By feeding driver operating procedures into AI models, Wayfair can generate natural-sounding, accurate, and helpful calls that confirm the customer’s availability. Crucially, the information gleaned from these calls—such as gate codes, specific parking instructions, or request for assistance—is instantly pushed to the driver’s mobile application.
Official Perspectives: The Human-Technology Balance
Wayfair leadership is adamant that these technologies are intended to augment, rather than replace, human expertise.

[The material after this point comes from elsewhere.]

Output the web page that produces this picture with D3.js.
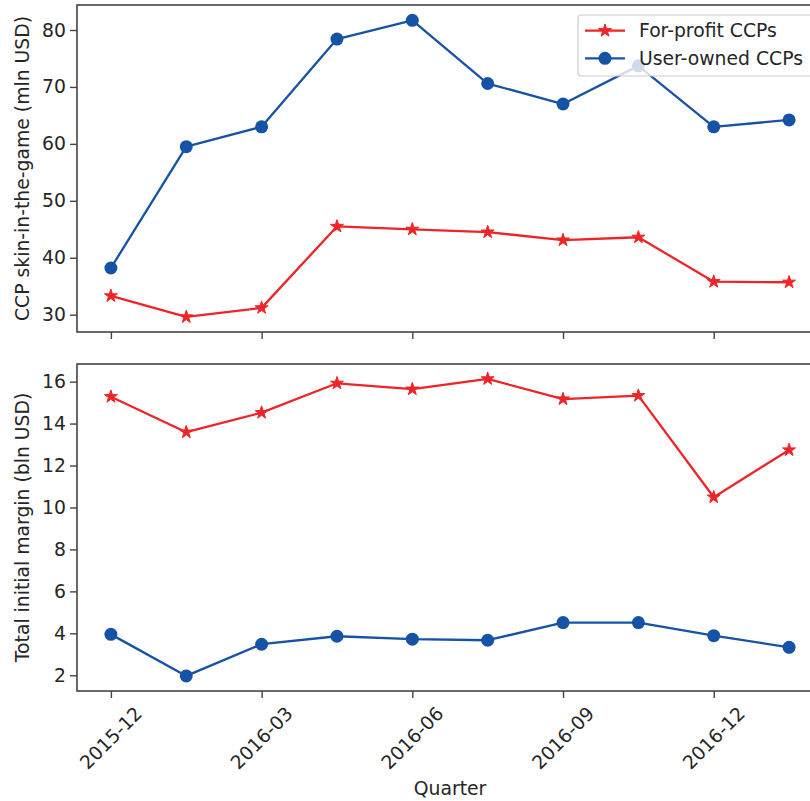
<!DOCTYPE html>
<html>
<head>
<meta charset="utf-8">
<script src="https://cdn.jsdelivr.net/npm/d3@7"></script>
<style>
  body { margin: 0; background: #fff; }
  svg { display: block; font-family: 'DejaVu Sans', sans-serif; }
</style>
</head>
<body>
<div id="chart"></div>
<script>
const quarters = ['2015-12', '2016-01', '2016-03', '2016-04', '2016-06', '2016-07', '2016-09', '2016-10', '2016-12', '2017-01']
const tickLabels = ['2015-12', '2016-03', '2016-06', '2016-09', '2016-12']
const tickIndex = [0, 2, 4, 6, 8]

const skinForProfit = [33.3, 29.6, 31.2, 45.5, 45.0, 44.5, 43.1, 43.6, 35.8, 35.7]
const skinUserOwned = [38.2, 59.5, 63.0, 78.4, 81.7, 70.6, 67.0, 73.7, 63.0, 64.2]
const marginForProfit = [15.28, 13.59, 14.52, 15.92, 15.64, 16.13, 15.17, 15.33, 10.49, 12.74]
const marginUserOwned = [3.95, 1.97, 3.48, 3.86, 3.72, 3.67, 4.51, 4.51, 3.89, 3.33]

const skinTicks = [30, 40, 50, 60, 70, 80]
const marginTicks = [2, 4, 6, 8, 10, 12, 14, 16]

const red = '#ee2528'
const blue = '#1652a5'
const spine = '#444'
const textColor = '#262626'
const fontSize = 18.8

const width = 810
const height = 801

const svg = d3.select('#chart').append('svg')
  .attr('width', width)
  .attr('height', height)

const x = d3.scaleLinear().domain([-0.45, 9.45]).range([77, 823])

const panels = [
  { top: 5, bottom: 332, domain: [26.96, 84.39], ticks: skinTicks, forProfit: skinForProfit, userOwned: skinUserOwned, label: 'CCP skin-in-the-game (mln USD)', xLabels: false },
  { top: 364, bottom: 691, domain: [1.25, 16.84], ticks: marginTicks, forProfit: marginForProfit, userOwned: marginUserOwned, label: 'Total initial margin (bln USD)', xLabels: true },
]

const star = d3.symbol().type(d3.symbolStar).size(52)

function drawSeries(g, values, y, color, kind) {
  const line = d3.line().x((d, i) => x(i)).y(d => y(d))
  g.append('path')
    .datum(values)
    .attr('fill', 'none')
    .attr('stroke', color)
    .attr('stroke-width', 2.3)
    .attr('stroke-linejoin', 'round')
    .attr('d', line)

  if (kind === 'star') {
    g.selectAll(null).data(values).join('path')
      .attr('d', star)
      .attr('transform', (d, i) => `translate(${x(i)},${y(d)})`)
      .attr('fill', color)
      .attr('stroke', color)
      .attr('stroke-width', 1)
  } else {
    g.selectAll(null).data(values).join('circle')
      .attr('cx', (d, i) => x(i))
      .attr('cy', d => y(d))
      .attr('r', 6.5)
      .attr('fill', color)
  }
}

panels.forEach(p => {
  const y = d3.scaleLinear().domain(p.domain).range([p.bottom, p.top])
  const g = svg.append('g')

  const clip = 'clip-' + p.top
  svg.append('clipPath').attr('id', clip)
    .append('rect').attr('x', 0).attr('y', p.top).attr('width', width).attr('height', p.bottom - p.top)

  const series = g.append('g').attr('clip-path', `url(#${clip})`)
  drawSeries(series, p.forProfit, y, red, 'star')
  drawSeries(series, p.userOwned, y, blue, 'circle')

  // frame
  g.append('rect')
    .attr('x', x.range()[0])
    .attr('y', p.top)
    .attr('width', x.range()[1] - x.range()[0])
    .attr('height', p.bottom - p.top)
    .attr('fill', 'none')
    .attr('stroke', spine)
    .attr('stroke-width', 1.6)

  // y axis
  const yAxis = g.append('g')
    .attr('transform', `translate(${x.range()[0]},0)`)
    .call(d3.axisLeft(y).tickValues(p.ticks).tickSize(7).tickPadding(4))
  yAxis.select('.domain').remove()
  yAxis.selectAll('line').attr('stroke', spine).attr('stroke-width', 1.4)
  yAxis.selectAll('text').attr('fill', textColor).style('font-size', fontSize + 'px').style('font-family', 'DejaVu Sans')

  // x axis
  const xAxis = g.append('g')
    .attr('transform', `translate(0,${p.bottom})`)
    .call(d3.axisBottom(x).tickValues(tickIndex).tickSize(7).tickFormat(''))
  xAxis.select('.domain').remove()
  xAxis.selectAll('line').attr('stroke', spine).attr('stroke-width', 1.4)

  if (p.xLabels) {
    g.selectAll(null).data(tickIndex).join('text')
      .attr('transform', (d, i) => `translate(${x(d)},${p.bottom + 47}) rotate(-45)`)
      .attr('text-anchor', 'middle')
      .attr('dy', '0.35em')
      .attr('fill', textColor)
      .style('font-size', fontSize + 'px')
      .text((d, i) => tickLabels[i])
  }

  g.append('text')
    .attr('transform', `translate(22,${(p.top + p.bottom) / 2}) rotate(-90)`)
    .attr('text-anchor', 'middle')
    .attr('dy', '0.35em')
    .attr('fill', textColor)
    .style('font-size', fontSize + 'px')
    .text(p.label)
})

svg.append('text')
  .attr('x', (x.range()[0] + x.range()[1]) / 2)
  .attr('y', 788)
  .attr('dy', '0.35em')
  .attr('text-anchor', 'middle')
  .attr('fill', textColor)
  .style('font-size', fontSize + 'px')
  .text('Quarter')

// legend
const legendItems = [
  { name: 'For-profit CCPs', color: red, kind: 'star' },
  { name: 'User-owned CCPs', color: blue, kind: 'circle' },
]
const legend = svg.append('g')
legend.append('rect')
  .attr('x', 578).attr('y', 15)
  .attr('width', 260).attr('height', 61)
  .attr('rx', 3)
  .attr('fill', '#fff').attr('fill-opacity', 0.8)
  .attr('stroke', '#ccc').attr('stroke-width', 1.2)

legendItems.forEach((d, i) => {
  const cy = 30.7 + i * 27.6
  legend.append('line')
    .attr('x1', 585).attr('x2', 625)
    .attr('y1', cy).attr('y2', cy)
    .attr('stroke', d.color).attr('stroke-width', 2.3)
  if (d.kind === 'star') {
    legend.append('path').attr('d', star).attr('transform', `translate(605,${cy})`)
      .attr('fill', d.color).attr('stroke', d.color).attr('stroke-width', 1)
  } else {
    legend.append('circle').attr('cx', 605).attr('cy', cy).attr('r', 6.5).attr('fill', d.color)
  }
  legend.append('text')
    .attr('x', 639).attr('y', cy)
    .attr('dy', '0.35em')
    .attr('fill', textColor)
    .style('font-size', fontSize + 'px')
    .text(d.name)
})
</script>
</body>
</html>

Regarding the pre-delivery automation, Bennett emphasized that drivers remain a critical component of the value chain.
"The drivers still appreciate that direct link," Bennett noted. "By removing the manual burden of the call itself, we allow the driver to focus on the execution of the delivery, confident that the information they are receiving is current and verified."
Kapoor echoed this sentiment regarding the vision tunnels. "We have tightly integrated systems and quite a bit of error checking along the way," he said. "It’s not just about the technology; it’s about creating a culture where data integrity is the foundation of every logistical decision."
Implications: A New Standard for E-Commerce?
The implications of Wayfair’s strategy are significant for both the company and the broader e-commerce sector.
For Wayfair: The immediate benefit is margin protection. Every truck that is loaded to its maximum capacity represents saved fuel and labor costs. Every successful pre-delivery call reduces the risk of a "failed delivery attempt," which is one of the most expensive scenarios in logistics. By gaining control over the last mile, Wayfair is effectively building a "moat" that is difficult for competitors to replicate.
For the Consumer: The shift toward precision-based delivery is a departure from the "Amazon-fication" of retail. Instead of focusing solely on speed, Wayfair is betting that customers value reliability and control. For a customer ordering a $2,000 dining set, the ability to ensure the delivery occurs at a specific time is often more valuable than receiving the item two days earlier.
For the Industry: Wayfair’s success with consolidated, AI-augmented logistics serves as a blueprint for other retailers struggling with the "heavy and bulky" category. As retailers look to manage rising transportation costs in a volatile economic environment, the move toward internalizing the logistics chain and automating the minutiae of the delivery process is likely to become the new industry standard.
As Wayfair continues to iterate, the company is positioning itself not just as a furniture retailer, but as a sophisticated logistics provider. By mastering the intersection of vision-based measurement, consolidated delivery networks, and AI-driven communication, Wayfair is demonstrating that the future of e-commerce lies in the precision of the physical, rather than just the speed of the digital.